EXERCISE: Reproduce, character for character, the lines below from the first through the one with "yr = alt.Scale(domain=[0, 8], nice=False)". Leave pictures out.

--- START INPUT MATERIAL ---

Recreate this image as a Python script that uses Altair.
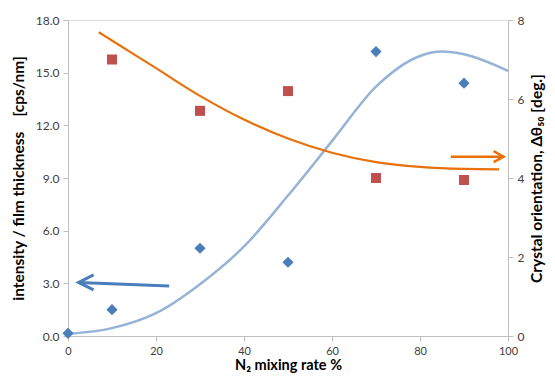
import altair as alt
import pandas as pd

# ---- data ----
n2_pts = [0, 10, 30, 50, 70, 90]
intensity_pts = [0.15, 1.5, 5.0, 4.2, 16.2, 14.4]

n2_sq = [10, 30, 50, 70, 90]
orient_pts = [7.0, 5.7, 6.2, 4.0, 3.95]

fit_blue_x = [0, 10, 20, 30, 40, 50, 60, 70, 80, 85, 90, 100]
fit_blue_y = [0.12, 0.45, 1.3, 2.95, 5.1, 8.0, 11.1, 14.2, 15.95, 16.2, 16.05, 15.1]

fit_orange_x = [7, 10, 20, 30, 40, 50, 60, 70, 80, 90, 98]
fit_orange_y = [7.69, 7.48, 6.78, 6.08, 5.48, 5.0, 4.64, 4.4, 4.28, 4.23, 4.22]

# arrows (annotation anchors in data units)
blue_arrow = {"x": [23], "y": [2.85], "x2": [2.4], "y2": [3.05]}
orange_arrow = {"x": [87], "y": [4.54], "x2": [99], "y2": [4.54]}

FONT = "Lato"
BLUE = "#4A7EBB"
LIGHT_BLUE = "#95B3D7"
RED = "#C0504D"
ORANGE = "#E8710A"
AX = "#BFBFBF"

xscale = alt.Scale(domain=[0, 100], nice=False)
yl = alt.Scale(domain=[0, 18], nice=False)
yr = alt.Scale(domain=[0, 8], nice=False)

x_axis = alt.Axis(values=[0, 20, 40, 60, 80, 100], title="N₂ mixing rate %",
                  grid=False, domainColor=AX, tickColor=AX, tickSize=5,
                  labelFlush=False,
                  labelFont=FONT, labelFontSize=11, labelColor="#404040",
                  titleFont=FONT, titleFontSize=14.5, titleFontWeight="bold",
                  titleColor="#000000", titleBaseline="alphabetic", titleY=33,
                  labelPadding=4)

left_axis = alt.Axis(values=[0, 3, 6, 9, 12, 15, 18], format=".1f",
                     title="intensity / film thickness\u00a0\u00a0\u00a0\u00a0[cps/nm]",
                     grid=False, domainColor=AX, tickColor=AX, tickSize=5,
                     labelFlush=False,
                     labelFont=FONT, labelFontSize=12, labelColor="#404040",
                     titleFont=FONT, titleFontSize=15.5, titleFontWeight="bold",
                     titleColor="#000000", titlePadding=9, labelPadding=4)

right_axis = alt.Axis(values=[0, 2, 4, 6, 8], orient="right",
                      title="Crystal orientation, Δθ₅₀ [deg.]",
                      grid=False, domainColor=AX, tickColor=AX, tickSize=5,
                      labelFlush=False,
                      labelFont=FONT, labelFontSize=12, labelColor="#404040",
                      titleFont=FONT, titleFontSize=15.5, titleFontWeight="bold",
                      titleColor="#000000", titleAngle=270, titleBaseline="top",
                      titlePadding=6, labelPadding=4)

df_blue = pd.DataFrame({"x": n2_pts, "y": intensity_pts})
df_red = pd.DataFrame({"x": n2_sq, "y": orient_pts})
df_fb = pd.DataFrame({"x": fit_blue_x, "y": fit_blue_y})
df_fo = pd.DataFrame({"x": fit_orange_x, "y": fit_orange_y})
df_ba = pd.DataFrame(blue_arrow)
df_oa = pd.DataFrame(orange_arrow)

# left-axis group
blue_curve = alt.Chart(df_fb).mark_line(color=LIGHT_BLUE, strokeWidth=2.5,
                                        interpolate="monotone").encode(
    x=alt.X("x:Q", scale=xscale, axis=x_axis),
    y=alt.Y("y:Q", scale=yl, axis=left_axis))
blue_pts = alt.Chart(df_blue).mark_point(shape="diamond", filled=True, size=125,
                                         color=BLUE, opacity=1).encode(
    x=alt.X("x:Q", scale=xscale), y=alt.Y("y:Q", scale=yl))
blue_shaft = alt.Chart(df_ba).mark_rule(color=BLUE, strokeWidth=3).encode(
    x=alt.X("x:Q", scale=xscale), y=alt.Y("y:Q", scale=yl),
    x2="x2:Q", y2="y2:Q")
blue_head = alt.Chart(df_ba).mark_point(shape="M1,-0.5L0,0L1,0.5", filled=False,
                                        size=900, color=BLUE, strokeWidth=3,
                                        opacity=1).encode(
    x=alt.X("x2:Q", scale=xscale), y=alt.Y("y2:Q", scale=yl))
left = alt.layer(blue_curve, blue_pts, blue_shaft, blue_head)

# right-axis group
orange_curve = alt.Chart(df_fo).mark_line(color=ORANGE, strokeWidth=2.2,
                                          interpolate="monotone").encode(
    x=alt.X("x:Q", scale=xscale),
    y=alt.Y("y:Q", scale=yr, axis=right_axis))
red_pts = alt.Chart(df_red).mark_point(shape="square", filled=True, size=100,
                                       color=RED, opacity=1).encode(
    x=alt.X("x:Q", scale=xscale), y=alt.Y("y:Q", scale=yr))
orange_shaft = alt.Chart(df_oa).mark_rule(color=ORANGE, strokeWidth=2.5).encode(
    x=alt.X("x:Q", scale=xscale), y=alt.Y("y:Q", scale=yr),
    x2="x2:Q", y2="y2:Q")
orange_head = alt.Chart(df_oa).mark_point(shape="M-1,-0.55L0,0L-1,0.55", filled=False,
                                          size=400, color=ORANGE, strokeWidth=2.5,
                                          opacity=1).encode(
    x=alt.X("x2:Q", scale=xscale), y=alt.Y("y2:Q", scale=yr))
right = alt.layer(orange_curve, red_pts, orange_shaft, orange_head)

chart = alt.layer(left, right).resolve_scale(y="independent").properties(
    width=440, height=316,
    autosize=alt.AutoSizeParams(type="none"),
    padding={"left": 60, "top": 12, "right": 39, "bottom": 37},
).configure_view(stroke=AX, strokeWidth=1).configure(background="white")

chart.save("out.html", embed_options={"renderer": "svg", "actions": False})
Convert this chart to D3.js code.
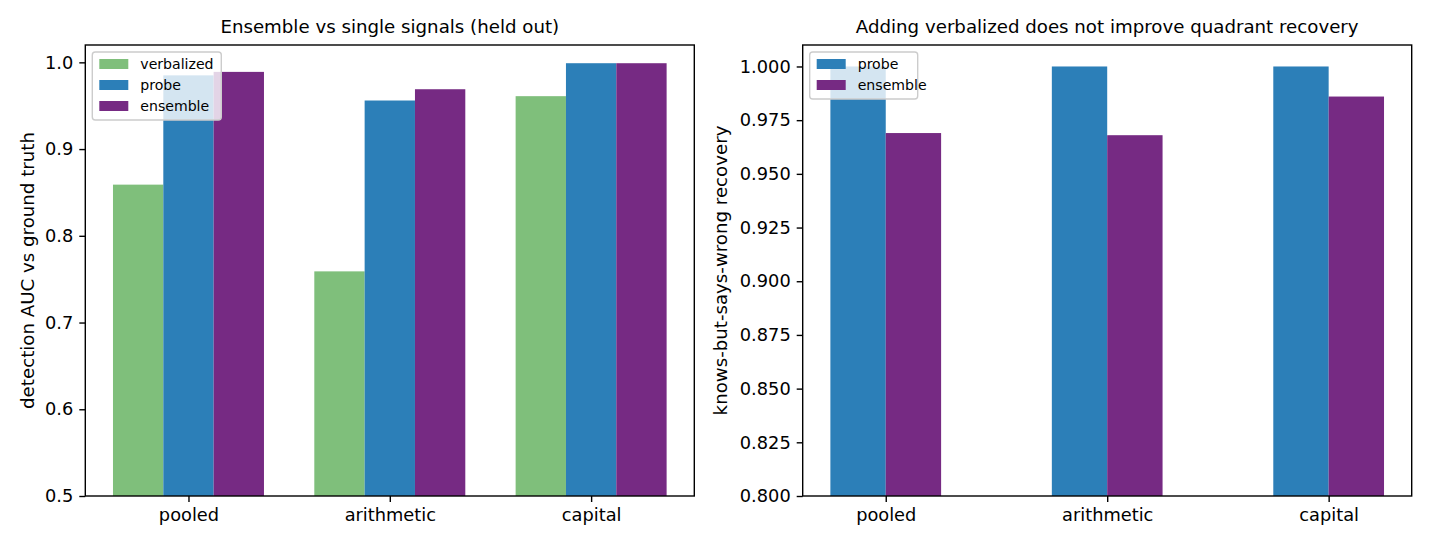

--- END INPUT MATERIAL ---

SOLUTION TO THE PROBLEM:
Recreate this image as a Python script that uses Altair.
import altair as alt
import pandas as pd

# ---- data ----
n2_pts = [0, 10, 30, 50, 70, 90]
intensity_pts = [0.15, 1.5, 5.0, 4.2, 16.2, 14.4]

n2_sq = [10, 30, 50, 70, 90]
orient_pts = [7.0, 5.7, 6.2, 4.0, 3.95]

fit_blue_x = [0, 10, 20, 30, 40, 50, 60, 70, 80, 85, 90, 100]
fit_blue_y = [0.12, 0.45, 1.3, 2.95, 5.1, 8.0, 11.1, 14.2, 15.95, 16.2, 16.05, 15.1]

fit_orange_x = [7, 10, 20, 30, 40, 50, 60, 70, 80, 90, 98]
fit_orange_y = [7.69, 7.48, 6.78, 6.08, 5.48, 5.0, 4.64, 4.4, 4.28, 4.23, 4.22]

# arrows (annotation anchors in data units)
blue_arrow = {"x": [23], "y": [2.85], "x2": [2.4], "y2": [3.05]}
orange_arrow = {"x": [87], "y": [4.54], "x2": [99], "y2": [4.54]}

FONT = "Lato"
BLUE = "#4A7EBB"
LIGHT_BLUE = "#95B3D7"
RED = "#C0504D"
ORANGE = "#E8710A"
AX = "#BFBFBF"

xscale = alt.Scale(domain=[0, 100], nice=False)
yl = alt.Scale(domain=[0, 18], nice=False)
yr = alt.Scale(domain=[0, 8], nice=False)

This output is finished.